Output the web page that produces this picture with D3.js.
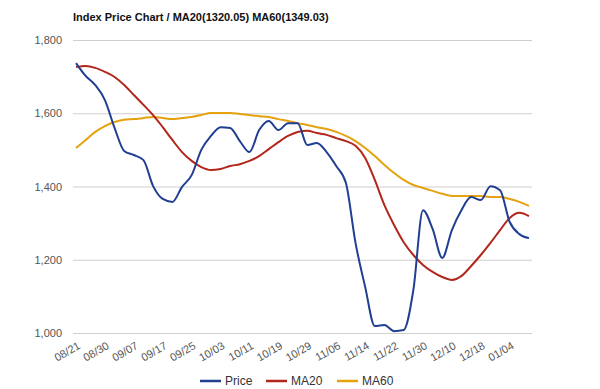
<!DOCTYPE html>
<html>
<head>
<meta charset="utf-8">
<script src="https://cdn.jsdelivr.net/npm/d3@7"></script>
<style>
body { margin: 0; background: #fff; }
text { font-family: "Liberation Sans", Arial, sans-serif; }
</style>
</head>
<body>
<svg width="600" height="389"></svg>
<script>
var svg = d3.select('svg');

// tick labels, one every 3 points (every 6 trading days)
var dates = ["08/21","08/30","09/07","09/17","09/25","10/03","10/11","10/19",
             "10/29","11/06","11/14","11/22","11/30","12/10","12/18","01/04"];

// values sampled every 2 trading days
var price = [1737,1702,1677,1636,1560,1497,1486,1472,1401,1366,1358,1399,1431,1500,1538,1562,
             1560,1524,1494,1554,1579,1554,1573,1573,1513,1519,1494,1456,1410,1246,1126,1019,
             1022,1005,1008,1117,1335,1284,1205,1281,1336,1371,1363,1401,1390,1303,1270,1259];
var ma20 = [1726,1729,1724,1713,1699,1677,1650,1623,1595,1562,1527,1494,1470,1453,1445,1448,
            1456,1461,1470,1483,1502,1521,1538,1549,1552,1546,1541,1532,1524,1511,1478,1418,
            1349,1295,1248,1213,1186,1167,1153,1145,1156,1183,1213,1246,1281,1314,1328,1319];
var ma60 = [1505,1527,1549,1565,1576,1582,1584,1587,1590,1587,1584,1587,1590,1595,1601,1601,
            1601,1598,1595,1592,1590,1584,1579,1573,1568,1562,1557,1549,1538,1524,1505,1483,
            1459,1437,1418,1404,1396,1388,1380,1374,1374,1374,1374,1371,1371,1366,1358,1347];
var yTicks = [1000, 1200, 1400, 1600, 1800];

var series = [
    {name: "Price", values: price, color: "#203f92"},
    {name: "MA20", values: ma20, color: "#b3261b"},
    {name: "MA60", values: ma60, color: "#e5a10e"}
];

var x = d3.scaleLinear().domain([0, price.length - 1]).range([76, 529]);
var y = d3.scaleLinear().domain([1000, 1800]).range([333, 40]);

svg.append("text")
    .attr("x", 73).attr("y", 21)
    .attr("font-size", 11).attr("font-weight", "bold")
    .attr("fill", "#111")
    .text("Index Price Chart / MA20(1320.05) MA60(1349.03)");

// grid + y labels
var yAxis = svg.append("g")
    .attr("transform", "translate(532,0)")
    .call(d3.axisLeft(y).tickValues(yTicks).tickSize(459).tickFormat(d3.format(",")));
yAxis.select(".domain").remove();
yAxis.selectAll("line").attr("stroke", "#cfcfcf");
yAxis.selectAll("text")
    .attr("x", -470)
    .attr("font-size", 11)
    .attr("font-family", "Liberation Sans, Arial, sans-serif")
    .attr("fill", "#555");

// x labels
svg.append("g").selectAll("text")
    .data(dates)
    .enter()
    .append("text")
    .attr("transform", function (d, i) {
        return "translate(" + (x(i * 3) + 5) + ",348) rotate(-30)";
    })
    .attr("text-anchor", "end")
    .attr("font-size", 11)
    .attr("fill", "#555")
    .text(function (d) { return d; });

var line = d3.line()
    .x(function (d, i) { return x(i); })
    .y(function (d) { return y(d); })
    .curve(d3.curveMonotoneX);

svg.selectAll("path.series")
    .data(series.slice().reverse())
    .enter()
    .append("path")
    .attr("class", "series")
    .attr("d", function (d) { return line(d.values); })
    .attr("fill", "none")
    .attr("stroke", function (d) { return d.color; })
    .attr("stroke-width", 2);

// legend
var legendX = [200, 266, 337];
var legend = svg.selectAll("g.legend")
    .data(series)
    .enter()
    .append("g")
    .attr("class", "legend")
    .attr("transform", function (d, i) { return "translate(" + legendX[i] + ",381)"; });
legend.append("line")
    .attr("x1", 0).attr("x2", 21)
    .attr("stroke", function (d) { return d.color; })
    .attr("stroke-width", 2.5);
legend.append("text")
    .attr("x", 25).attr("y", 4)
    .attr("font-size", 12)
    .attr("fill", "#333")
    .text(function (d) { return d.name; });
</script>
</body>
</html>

*****

§ Short problem
Except for the pictures, print the data above exactly.

§ Finished task
Output the web page that produces this picture with D3.js.
<!DOCTYPE html>
<html>
<head>
<meta charset="utf-8">
<script src="https://cdn.jsdelivr.net/npm/d3@7"></script>
<style>
body { margin: 0; background: #fff; }
text { font-family: "Liberation Sans", Arial, sans-serif; }
</style>
</head>
<body>
<svg width="600" height="389"></svg>
<script>
var svg = d3.select('svg');

// tick labels, one every 3 points (every 6 trading days)
var dates = ["08/21","08/30","09/07","09/17","09/25","10/03","10/11","10/19",
             "10/29","11/06","11/14","11/22","11/30","12/10","12/18","01/04"];

// values sampled every 2 trading days
var price = [1737,1702,1677,1636,1560,1497,1486,1472,1401,1366,1358,1399,1431,1500,1538,1562,
             1560,1524,1494,1554,1579,1554,1573,1573,1513,1519,1494,1456,1410,1246,1126,1019,
             1022,1005,1008,1117,1335,1284,1205,1281,1336,1371,1363,1401,1390,1303,1270,1259];
var ma20 = [1726,1729,1724,1713,1699,1677,1650,1623,1595,1562,1527,1494,1470,1453,1445,1448,
            1456,1461,1470,1483,1502,1521,1538,1549,1552,1546,1541,1532,1524,1511,1478,1418,
            1349,1295,1248,1213,1186,1167,1153,1145,1156,1183,1213,1246,1281,1314,1328,1319];
var ma60 = [1505,1527,1549,1565,1576,1582,1584,1587,1590,1587,1584,1587,1590,1595,1601,1601,
            1601,1598,1595,1592,1590,1584,1579,1573,1568,1562,1557,1549,1538,1524,1505,1483,
            1459,1437,1418,1404,1396,1388,1380,1374,1374,1374,1374,1371,1371,1366,1358,1347];
var yTicks = [1000, 1200, 1400, 1600, 1800];

var series = [
    {name: "Price", values: price, color: "#203f92"},
    {name: "MA20", values: ma20, color: "#b3261b"},
    {name: "MA60", values: ma60, color: "#e5a10e"}
];

var x = d3.scaleLinear().domain([0, price.length - 1]).range([76, 529]);
var y = d3.scaleLinear().domain([1000, 1800]).range([333, 40]);

svg.append("text")
    .attr("x", 73).attr("y", 21)
    .attr("font-size", 11).attr("font-weight", "bold")
    .attr("fill", "#111")
    .text("Index Price Chart / MA20(1320.05) MA60(1349.03)");

// grid + y labels
var yAxis = svg.append("g")
    .attr("transform", "translate(532,0)")
    .call(d3.axisLeft(y).tickValues(yTicks).tickSize(459).tickFormat(d3.format(",")));
yAxis.select(".domain").remove();
yAxis.selectAll("line").attr("stroke", "#cfcfcf");
yAxis.selectAll("text")
    .attr("x", -470)
    .attr("font-size", 11)
    .attr("font-family", "Liberation Sans, Arial, sans-serif")
    .attr("fill", "#555");

// x labels
svg.append("g").selectAll("text")
    .data(dates)
    .enter()
    .append("text")
    .attr("transform", function (d, i) {
        return "translate(" + (x(i * 3) + 5) + ",348) rotate(-30)";
    })
    .attr("text-anchor", "end")
    .attr("font-size", 11)
    .attr("fill", "#555")
    .text(function (d) { return d; });

var line = d3.line()
    .x(function (d, i) { return x(i); })
    .y(function (d) { return y(d); })
    .curve(d3.curveMonotoneX);

svg.selectAll("path.series")
    .data(series.slice().reverse())
    .enter()
    .append("path")
    .attr("class", "series")
    .attr("d", function (d) { return line(d.values); })
    .attr("fill", "none")
    .attr("stroke", function (d) { return d.color; })
    .attr("stroke-width", 2);

// legend
var legendX = [200, 266, 337];
var legend = svg.selectAll("g.legend")
    .data(series)
    .enter()
    .append("g")
    .attr("class", "legend")
    .attr("transform", function (d, i) { return "translate(" + legendX[i] + ",381)"; });
legend.append("line")
    .attr("x1", 0).attr("x2", 21)
    .attr("stroke", function (d) { return d.color; })
    .attr("stroke-width", 2.5);
legend.append("text")
    .attr("x", 25).attr("y", 4)
    .attr("font-size", 12)
    .attr("fill", "#333")
    .text(function (d) { return d.name; });
</script>
</body>
</html>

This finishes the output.